Saturday, April 15, 2006

If You Don't Know What Your Rights Are...

then you don't have any.

A 1987 survey found that 45 percent of adult respondents believed that Karl Marx’s communist principle “from each according to his abilities, to each according to his needs” was in the U.S. Constitution.

The recent poll found that 36 percent of Americans believe the right to a public education is guaranteed by the First Amendment. This widespread notion vivifies the failure of public schools. More years in government schools have done little or nothing to help citizens understand the limits on government power codified by the
Founding Fathers. Politically controlled education cannot be trusted to enlighten people on the perils of political power.

The McCormick Foundation warned, “The less Americans know about freedoms, the more they are likely to erode without our notice.” But it is not a question of freedoms’ eroding: it is a question of their being plowed under at a high rate of speed.
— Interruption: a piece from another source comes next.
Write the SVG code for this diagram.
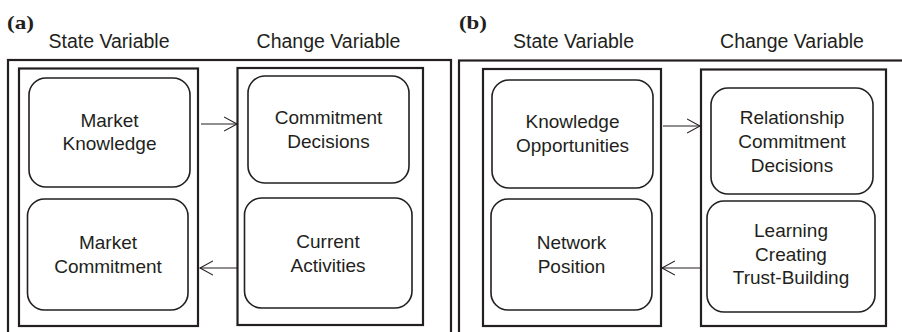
<svg xmlns="http://www.w3.org/2000/svg" width="902" height="332" viewBox="0 0 902 332">
  <style>
    .frame { fill: none; stroke: #231f20; stroke-width: 2.2; }
    .column { fill: none; stroke: #231f20; stroke-width: 2.2; }
    .node { fill: #ffffff; stroke: #231f20; stroke-width: 1.6; }
    .label { font-family: "Liberation Sans", Arial, sans-serif; font-size: 19px; fill: #231f20; text-anchor: middle; }
    .head { font-family: "Liberation Sans", Arial, sans-serif; font-size: 19.5px; fill: #231f20; text-anchor: middle; }
    .panel { font-family: "Liberation Serif", "Times New Roman", serif; font-size: 19px; font-weight: bold; fill: #231f20; }
    .link { fill: none; stroke: #231f20; stroke-width: 1.1; }
  </style>
  <defs>
    <marker id="open-arrow" markerUnits="userSpaceOnUse" markerWidth="16" markerHeight="18" refX="13" refY="8" orient="auto">
      <path d="M0,1 L13,8 L0,15" fill="none" stroke="#231f20" stroke-width="1.1"/>
    </marker>
  </defs>
  <rect width="902" height="332" fill="#ffffff"/>

  <!-- panel (a) -->
  <g id="panel-a">
    <text class="panel" x="7" y="29" textLength="27" lengthAdjust="spacingAndGlyphs">(a)</text>
    <text class="head" x="109" y="48">State Variable</text>
    <text class="head" x="328.5" y="48">Change Variable</text>
    <rect class="frame" x="8" y="60" width="443" height="290"/>
    <rect class="column" x="19" y="68.5" width="179" height="257.5"/>
    <rect class="column" x="237.5" y="68" width="185.5" height="257"/>
  </g>

  <g id="market-knowledge">
    <rect class="node" x="29" y="78" width="161" height="109" rx="17"/>
    <text class="label" x="109.5" y="127">Market</text>
    <text class="label" x="109.5" y="150">Knowledge</text>
  </g>
  <g id="market-commitment">
    <rect class="node" x="27.5" y="199" width="160.5" height="111" rx="17"/>
    <text class="label" x="108" y="249">Market</text>
    <text class="label" x="108" y="273">Commitment</text>
  </g>
  <g id="commitment-decisions">
    <rect class="node" x="248" y="76" width="161" height="107" rx="17"/>
    <text class="label" x="328.5" y="124">Commitment</text>
    <text class="label" x="328.5" y="148">Decisions</text>
  </g>
  <g id="current-activities">
    <rect class="node" x="244.5" y="198" width="167.5" height="110" rx="17"/>
    <text class="label" x="328" y="248">Current</text>
    <text class="label" x="328" y="272">Activities</text>
  </g>

  <!-- panel (b) -->
  <g id="panel-b">
    <text class="panel" x="459" y="29" textLength="28" lengthAdjust="spacingAndGlyphs">(b)</text>
    <text class="head" x="573.5" y="48">State Variable</text>
    <text class="head" x="792" y="48">Change Variable</text>
    <rect class="frame" x="459" y="60.5" width="460" height="290"/>
    <rect class="column" x="483" y="69" width="178" height="257"/>
    <rect class="column" x="701" y="69.5" width="185" height="256.5"/>
  </g>

  <g id="knowledge-opportunities">
    <rect class="node" x="492" y="80" width="161" height="108" rx="17"/>
    <text class="label" x="572.5" y="128">Knowledge</text>
    <text class="label" x="572.5" y="152">Opportunities</text>
  </g>
  <g id="network-position">
    <rect class="node" x="491" y="199" width="161" height="111" rx="17"/>
    <text class="label" x="571.5" y="249">Network</text>
    <text class="label" x="571.5" y="273">Position</text>
  </g>
  <g id="relationship-commitment-decisions">
    <rect class="node" x="711" y="88" width="162" height="106" rx="17"/>
    <text class="label" x="792" y="124">Relationship</text>
    <text class="label" x="792" y="148">Commitment</text>
    <text class="label" x="792" y="172">Decisions</text>
  </g>
  <g id="learning-creating-trust">
    <rect class="node" x="707" y="201" width="168" height="111" rx="17"/>
    <text class="label" x="791" y="237">Learning</text>
    <text class="label" x="791" y="261">Creating</text>
    <text class="label" x="791" y="284">Trust-Building</text>
  </g>

  <!-- connectors -->
  <g id="connectors">
    <line class="link" x1="201" y1="124" x2="237" y2="124" marker-end="url(#open-arrow)"/>
    <line class="link" x1="237" y1="268" x2="200" y2="268" marker-end="url(#open-arrow)"/>
    <line class="link" x1="663" y1="126" x2="700" y2="126" marker-end="url(#open-arrow)"/>
    <line class="link" x1="700" y1="268" x2="662" y2="268" marker-end="url(#open-arrow)"/>
  </g>
</svg>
From the proliferation of free speech zones (quarantining anyone who protests against the president’s policies), to the assertion by Justice Department lawyers that the president is above the law (regarding interrogation methods), to the nullification of limits on government searches (the warrantless National Security Agency wiretaps), individual rights are becoming an endangered species. But few Americans recognize the rising danger.

“the Constitution ... is the people’s charter of the powers granted those who govern them.” The Bill of Rights recognized the pre-existing rights of American citizens – it did not bestow those rights on a conquered populace.